Not much would change I imagine. For most tasks consumers care about low latency trumps raw compute power.
Flexible dumb terminals everywhere. But we already have this with things like google stadia. Fast internet becomes more important. Tricks like vs code remote extensions to do realtime rendering locally but bulk compute (compiling in the case) on the server become more common. I don't think any of this results in radical changes from current technology.
You could play video games on server farms and stream the output to your TV. You just need a $15 controller instead of a $1500 gaming PC.

:)

You're describing a service that already exists, Google Stadia.
And GeForce Now, it was a joke ;)
Dumb terminals everywhere. A huge upgrade of high-speed infrastructure across the US since everyone will need high throughput and low latency. Subscriptions will arise first, as people fucking love predictable monthly revenue - and by people I mean vulture capitalists, and to a lesser degree, risk-averse entrepreneurs (which is almost an oxymoron...), both of whom you can see I hold in low regard. Get ready for a "$39.99 mo. Office Productivity / Streaming / Web browsing" package", a "$59.99 PrO gAmEr package", and God knows what other kinds of disgusting segmentation.

Someone, somewhere, will adopt a Ting-type model where you pay for your compute per cycle, or per trillion cycles or whatever, with a small connection fee per month. It'll be broken down into some kind of easy-to-understand gibberish bullshit for the normies.

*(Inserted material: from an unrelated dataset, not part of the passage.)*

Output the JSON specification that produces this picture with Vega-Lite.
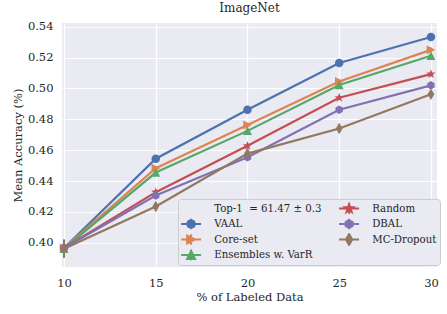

In short, it'll create another circle of Hell for everyone - at least initially.

I really appreciate your pessimistic worldview, keep it up!
I basically just base my worldview on the fact that everyone is ultimately self-serving and selfish. Hasn't failed me yet. :)
The great thing about capitalism is that it replaces bad services with good ones. Only exceptions are natural monopolies that the state fails to regulate, which datacenters are not.